══ STORED ROWS ══

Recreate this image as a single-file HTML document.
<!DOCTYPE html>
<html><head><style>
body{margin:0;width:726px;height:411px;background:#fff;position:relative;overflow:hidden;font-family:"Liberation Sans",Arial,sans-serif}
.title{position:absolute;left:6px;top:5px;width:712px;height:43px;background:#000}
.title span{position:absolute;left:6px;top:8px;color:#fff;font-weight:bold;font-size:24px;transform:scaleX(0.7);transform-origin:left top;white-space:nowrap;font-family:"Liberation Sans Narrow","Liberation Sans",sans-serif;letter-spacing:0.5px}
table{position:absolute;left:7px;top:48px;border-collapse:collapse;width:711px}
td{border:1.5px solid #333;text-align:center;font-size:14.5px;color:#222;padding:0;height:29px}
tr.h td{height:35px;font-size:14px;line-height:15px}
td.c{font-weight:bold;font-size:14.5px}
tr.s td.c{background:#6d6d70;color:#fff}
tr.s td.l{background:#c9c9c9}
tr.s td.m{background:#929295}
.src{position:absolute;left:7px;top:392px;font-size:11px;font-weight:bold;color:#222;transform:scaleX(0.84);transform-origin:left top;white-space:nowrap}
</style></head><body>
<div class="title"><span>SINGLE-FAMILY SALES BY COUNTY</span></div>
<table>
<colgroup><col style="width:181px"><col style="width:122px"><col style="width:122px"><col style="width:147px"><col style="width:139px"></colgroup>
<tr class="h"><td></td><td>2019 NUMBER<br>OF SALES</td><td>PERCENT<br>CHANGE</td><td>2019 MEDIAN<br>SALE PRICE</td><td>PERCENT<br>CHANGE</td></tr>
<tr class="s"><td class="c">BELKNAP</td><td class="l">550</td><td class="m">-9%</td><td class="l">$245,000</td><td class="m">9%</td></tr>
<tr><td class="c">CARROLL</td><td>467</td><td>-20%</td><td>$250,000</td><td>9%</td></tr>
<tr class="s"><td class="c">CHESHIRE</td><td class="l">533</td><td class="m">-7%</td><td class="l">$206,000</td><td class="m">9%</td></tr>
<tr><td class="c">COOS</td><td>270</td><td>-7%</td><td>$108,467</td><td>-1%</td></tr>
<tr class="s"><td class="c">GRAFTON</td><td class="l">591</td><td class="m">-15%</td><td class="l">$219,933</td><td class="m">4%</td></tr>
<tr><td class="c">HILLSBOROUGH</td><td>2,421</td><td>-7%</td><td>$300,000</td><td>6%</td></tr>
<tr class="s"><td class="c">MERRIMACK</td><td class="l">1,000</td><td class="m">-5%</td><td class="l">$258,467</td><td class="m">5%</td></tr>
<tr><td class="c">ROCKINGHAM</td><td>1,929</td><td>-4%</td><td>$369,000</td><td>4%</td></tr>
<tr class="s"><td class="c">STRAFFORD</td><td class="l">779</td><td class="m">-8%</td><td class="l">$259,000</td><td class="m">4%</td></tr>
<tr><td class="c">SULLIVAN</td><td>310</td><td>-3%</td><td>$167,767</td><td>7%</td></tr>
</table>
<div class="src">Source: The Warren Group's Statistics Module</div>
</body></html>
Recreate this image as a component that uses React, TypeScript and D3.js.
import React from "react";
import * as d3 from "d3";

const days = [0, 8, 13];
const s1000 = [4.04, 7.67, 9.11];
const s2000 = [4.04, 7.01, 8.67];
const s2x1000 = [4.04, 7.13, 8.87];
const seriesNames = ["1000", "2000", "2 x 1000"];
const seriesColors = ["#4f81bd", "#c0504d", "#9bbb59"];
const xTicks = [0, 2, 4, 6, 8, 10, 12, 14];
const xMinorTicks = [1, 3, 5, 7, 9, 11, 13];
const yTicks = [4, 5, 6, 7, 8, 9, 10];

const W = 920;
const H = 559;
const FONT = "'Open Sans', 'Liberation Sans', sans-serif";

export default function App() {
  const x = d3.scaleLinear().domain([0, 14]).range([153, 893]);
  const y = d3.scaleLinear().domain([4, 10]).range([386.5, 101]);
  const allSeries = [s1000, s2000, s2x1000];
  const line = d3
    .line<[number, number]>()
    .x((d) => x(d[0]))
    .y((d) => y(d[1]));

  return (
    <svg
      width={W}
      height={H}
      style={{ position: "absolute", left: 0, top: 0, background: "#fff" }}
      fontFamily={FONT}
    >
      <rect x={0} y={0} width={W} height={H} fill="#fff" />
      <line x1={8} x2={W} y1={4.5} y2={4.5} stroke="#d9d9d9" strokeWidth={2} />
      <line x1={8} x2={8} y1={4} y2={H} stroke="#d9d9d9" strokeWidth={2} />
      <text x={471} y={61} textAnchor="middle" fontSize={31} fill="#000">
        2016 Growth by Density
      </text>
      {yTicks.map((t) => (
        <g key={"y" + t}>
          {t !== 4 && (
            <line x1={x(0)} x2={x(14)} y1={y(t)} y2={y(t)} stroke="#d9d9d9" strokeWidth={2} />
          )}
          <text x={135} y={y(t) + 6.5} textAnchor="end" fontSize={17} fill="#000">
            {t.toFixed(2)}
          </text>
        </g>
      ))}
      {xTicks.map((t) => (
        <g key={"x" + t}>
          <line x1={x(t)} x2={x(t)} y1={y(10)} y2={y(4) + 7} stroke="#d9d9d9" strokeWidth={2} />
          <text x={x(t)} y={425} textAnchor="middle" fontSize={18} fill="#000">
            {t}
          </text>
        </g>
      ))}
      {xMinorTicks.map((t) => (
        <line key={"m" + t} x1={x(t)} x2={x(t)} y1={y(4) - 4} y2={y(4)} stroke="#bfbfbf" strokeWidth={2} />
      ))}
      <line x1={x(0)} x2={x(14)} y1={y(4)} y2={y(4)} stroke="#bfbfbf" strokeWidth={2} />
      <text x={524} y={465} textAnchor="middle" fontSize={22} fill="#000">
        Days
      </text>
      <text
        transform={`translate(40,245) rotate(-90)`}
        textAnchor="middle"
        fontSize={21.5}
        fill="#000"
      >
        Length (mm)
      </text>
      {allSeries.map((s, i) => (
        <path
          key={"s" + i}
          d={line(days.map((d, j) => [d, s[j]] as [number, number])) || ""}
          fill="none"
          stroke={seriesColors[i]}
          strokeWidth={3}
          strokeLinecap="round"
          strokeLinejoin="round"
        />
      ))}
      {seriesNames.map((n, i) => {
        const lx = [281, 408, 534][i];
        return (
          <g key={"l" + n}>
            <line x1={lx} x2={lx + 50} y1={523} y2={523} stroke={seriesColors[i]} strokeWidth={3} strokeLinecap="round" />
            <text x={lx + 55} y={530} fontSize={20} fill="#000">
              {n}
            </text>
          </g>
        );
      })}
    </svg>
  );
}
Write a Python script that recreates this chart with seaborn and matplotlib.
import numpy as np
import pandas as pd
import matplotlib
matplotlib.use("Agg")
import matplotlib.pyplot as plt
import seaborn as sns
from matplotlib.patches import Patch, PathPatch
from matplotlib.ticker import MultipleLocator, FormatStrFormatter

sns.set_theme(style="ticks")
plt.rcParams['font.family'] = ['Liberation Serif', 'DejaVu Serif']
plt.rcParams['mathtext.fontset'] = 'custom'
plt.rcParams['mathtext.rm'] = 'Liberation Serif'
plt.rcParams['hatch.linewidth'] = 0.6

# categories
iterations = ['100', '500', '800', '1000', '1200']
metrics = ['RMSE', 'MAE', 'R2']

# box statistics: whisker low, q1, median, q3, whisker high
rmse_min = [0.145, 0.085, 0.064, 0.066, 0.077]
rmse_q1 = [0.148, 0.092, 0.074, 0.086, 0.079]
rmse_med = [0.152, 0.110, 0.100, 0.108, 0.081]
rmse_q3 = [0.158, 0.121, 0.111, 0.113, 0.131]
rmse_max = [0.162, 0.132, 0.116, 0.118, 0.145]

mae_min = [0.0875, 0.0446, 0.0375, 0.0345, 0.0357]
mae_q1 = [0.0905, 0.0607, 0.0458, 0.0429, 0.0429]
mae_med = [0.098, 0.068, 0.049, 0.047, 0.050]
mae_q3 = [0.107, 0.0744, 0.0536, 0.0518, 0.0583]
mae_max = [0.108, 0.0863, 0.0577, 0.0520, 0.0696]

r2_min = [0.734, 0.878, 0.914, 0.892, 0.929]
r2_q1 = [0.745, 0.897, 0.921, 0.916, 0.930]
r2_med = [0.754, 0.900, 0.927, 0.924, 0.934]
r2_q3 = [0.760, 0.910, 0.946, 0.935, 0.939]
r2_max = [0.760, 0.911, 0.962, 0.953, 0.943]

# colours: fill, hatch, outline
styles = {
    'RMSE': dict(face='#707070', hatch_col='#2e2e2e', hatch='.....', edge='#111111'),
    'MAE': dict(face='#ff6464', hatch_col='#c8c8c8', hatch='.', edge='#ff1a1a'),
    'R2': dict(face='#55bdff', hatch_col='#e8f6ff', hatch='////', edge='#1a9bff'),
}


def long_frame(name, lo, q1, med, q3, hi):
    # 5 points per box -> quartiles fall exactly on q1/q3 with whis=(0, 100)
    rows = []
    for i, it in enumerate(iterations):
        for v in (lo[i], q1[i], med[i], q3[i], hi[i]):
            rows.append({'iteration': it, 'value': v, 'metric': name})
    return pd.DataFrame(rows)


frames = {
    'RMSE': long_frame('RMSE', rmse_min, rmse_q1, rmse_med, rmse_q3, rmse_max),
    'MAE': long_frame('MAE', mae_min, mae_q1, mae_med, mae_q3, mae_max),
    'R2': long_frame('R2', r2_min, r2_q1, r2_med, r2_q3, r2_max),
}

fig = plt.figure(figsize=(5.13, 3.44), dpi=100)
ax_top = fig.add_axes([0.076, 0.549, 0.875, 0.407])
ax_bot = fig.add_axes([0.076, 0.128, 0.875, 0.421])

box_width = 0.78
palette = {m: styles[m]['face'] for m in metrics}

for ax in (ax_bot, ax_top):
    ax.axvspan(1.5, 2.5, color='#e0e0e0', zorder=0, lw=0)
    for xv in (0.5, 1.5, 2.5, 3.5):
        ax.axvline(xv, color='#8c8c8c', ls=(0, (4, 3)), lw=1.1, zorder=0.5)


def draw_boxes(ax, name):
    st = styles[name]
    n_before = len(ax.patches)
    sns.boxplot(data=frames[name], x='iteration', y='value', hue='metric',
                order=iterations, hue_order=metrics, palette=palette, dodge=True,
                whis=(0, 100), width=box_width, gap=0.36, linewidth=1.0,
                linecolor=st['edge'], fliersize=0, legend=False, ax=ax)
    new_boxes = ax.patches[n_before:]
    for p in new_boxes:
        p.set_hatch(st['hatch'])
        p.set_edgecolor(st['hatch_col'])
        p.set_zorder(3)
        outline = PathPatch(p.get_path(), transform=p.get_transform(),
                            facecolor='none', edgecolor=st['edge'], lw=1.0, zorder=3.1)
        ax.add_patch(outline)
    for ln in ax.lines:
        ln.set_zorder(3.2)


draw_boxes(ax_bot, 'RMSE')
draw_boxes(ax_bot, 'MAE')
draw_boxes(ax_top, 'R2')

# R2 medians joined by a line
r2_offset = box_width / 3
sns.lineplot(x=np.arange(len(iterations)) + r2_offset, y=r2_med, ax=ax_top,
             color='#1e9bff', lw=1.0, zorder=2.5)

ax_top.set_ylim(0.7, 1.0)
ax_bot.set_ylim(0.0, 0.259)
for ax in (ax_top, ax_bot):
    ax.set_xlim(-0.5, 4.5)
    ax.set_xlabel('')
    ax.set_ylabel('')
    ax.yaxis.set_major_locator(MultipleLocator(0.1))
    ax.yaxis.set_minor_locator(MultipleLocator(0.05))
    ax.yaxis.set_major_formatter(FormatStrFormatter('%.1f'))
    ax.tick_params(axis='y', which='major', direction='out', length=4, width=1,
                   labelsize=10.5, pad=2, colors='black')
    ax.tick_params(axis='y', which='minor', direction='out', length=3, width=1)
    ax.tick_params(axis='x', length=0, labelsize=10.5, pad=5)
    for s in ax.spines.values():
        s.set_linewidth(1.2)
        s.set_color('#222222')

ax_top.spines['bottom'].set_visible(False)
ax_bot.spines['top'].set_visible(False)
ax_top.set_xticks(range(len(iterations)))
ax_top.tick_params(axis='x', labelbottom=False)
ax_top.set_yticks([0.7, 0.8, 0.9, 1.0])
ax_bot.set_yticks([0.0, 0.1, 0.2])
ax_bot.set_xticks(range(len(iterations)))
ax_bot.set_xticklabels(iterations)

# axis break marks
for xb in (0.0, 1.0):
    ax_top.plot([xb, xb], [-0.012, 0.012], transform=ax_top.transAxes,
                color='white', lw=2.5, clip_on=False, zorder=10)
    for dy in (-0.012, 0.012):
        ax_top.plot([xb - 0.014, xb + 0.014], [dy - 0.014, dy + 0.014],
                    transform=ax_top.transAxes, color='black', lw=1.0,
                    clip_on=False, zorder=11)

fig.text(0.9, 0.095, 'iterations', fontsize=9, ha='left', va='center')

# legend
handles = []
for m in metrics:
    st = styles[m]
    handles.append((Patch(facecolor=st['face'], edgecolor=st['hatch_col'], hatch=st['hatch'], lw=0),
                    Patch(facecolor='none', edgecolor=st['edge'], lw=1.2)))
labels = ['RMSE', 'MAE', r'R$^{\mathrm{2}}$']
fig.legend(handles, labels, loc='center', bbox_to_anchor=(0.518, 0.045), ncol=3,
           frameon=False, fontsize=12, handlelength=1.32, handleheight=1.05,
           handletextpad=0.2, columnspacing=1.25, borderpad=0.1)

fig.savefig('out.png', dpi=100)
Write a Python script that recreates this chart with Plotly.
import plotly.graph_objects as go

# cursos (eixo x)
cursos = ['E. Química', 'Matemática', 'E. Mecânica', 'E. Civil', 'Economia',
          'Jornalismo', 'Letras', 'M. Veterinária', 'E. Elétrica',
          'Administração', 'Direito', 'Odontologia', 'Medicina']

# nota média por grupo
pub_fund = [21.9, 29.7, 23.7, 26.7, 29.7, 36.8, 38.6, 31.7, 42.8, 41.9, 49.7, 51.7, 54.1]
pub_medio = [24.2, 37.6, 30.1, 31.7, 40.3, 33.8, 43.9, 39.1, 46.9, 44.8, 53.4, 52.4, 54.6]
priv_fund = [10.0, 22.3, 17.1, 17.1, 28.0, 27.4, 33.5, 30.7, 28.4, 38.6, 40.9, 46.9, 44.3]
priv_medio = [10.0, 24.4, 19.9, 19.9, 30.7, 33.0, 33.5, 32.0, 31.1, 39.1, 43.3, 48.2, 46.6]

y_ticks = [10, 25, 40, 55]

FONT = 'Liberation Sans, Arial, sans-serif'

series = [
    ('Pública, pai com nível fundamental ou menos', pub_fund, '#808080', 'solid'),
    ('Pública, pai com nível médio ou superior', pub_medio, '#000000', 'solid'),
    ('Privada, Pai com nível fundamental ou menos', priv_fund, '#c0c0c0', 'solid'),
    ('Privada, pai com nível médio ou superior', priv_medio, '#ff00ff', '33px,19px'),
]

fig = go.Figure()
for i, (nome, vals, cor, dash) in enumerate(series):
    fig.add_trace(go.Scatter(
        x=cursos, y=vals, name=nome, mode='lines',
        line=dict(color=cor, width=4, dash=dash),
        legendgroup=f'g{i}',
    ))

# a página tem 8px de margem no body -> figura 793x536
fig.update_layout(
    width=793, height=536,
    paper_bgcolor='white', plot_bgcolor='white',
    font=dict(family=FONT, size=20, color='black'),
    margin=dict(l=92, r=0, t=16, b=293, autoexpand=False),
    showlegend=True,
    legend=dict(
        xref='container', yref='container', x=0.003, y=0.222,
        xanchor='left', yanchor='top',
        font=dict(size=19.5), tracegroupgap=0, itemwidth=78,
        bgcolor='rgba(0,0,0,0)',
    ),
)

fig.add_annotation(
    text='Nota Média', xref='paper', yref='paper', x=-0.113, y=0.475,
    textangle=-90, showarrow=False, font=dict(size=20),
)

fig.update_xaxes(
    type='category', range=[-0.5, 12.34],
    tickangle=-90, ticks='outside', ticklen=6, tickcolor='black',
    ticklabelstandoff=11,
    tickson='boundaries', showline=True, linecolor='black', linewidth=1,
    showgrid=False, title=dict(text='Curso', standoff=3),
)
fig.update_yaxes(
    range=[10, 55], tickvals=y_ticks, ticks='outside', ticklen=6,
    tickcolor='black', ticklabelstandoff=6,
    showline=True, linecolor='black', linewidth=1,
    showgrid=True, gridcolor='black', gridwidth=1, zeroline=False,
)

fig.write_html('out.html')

═══

_WRITTEN TASK_: Return the exact lines from the line with "Recreate this image as a component" to the line with "import * as", inclusive of both, with nothing added.

_WRITTEN SOLUTION_:
Recreate this image as a component that uses React, TypeScript and D3.js.
import React from "react";
import * as d3 from "d3";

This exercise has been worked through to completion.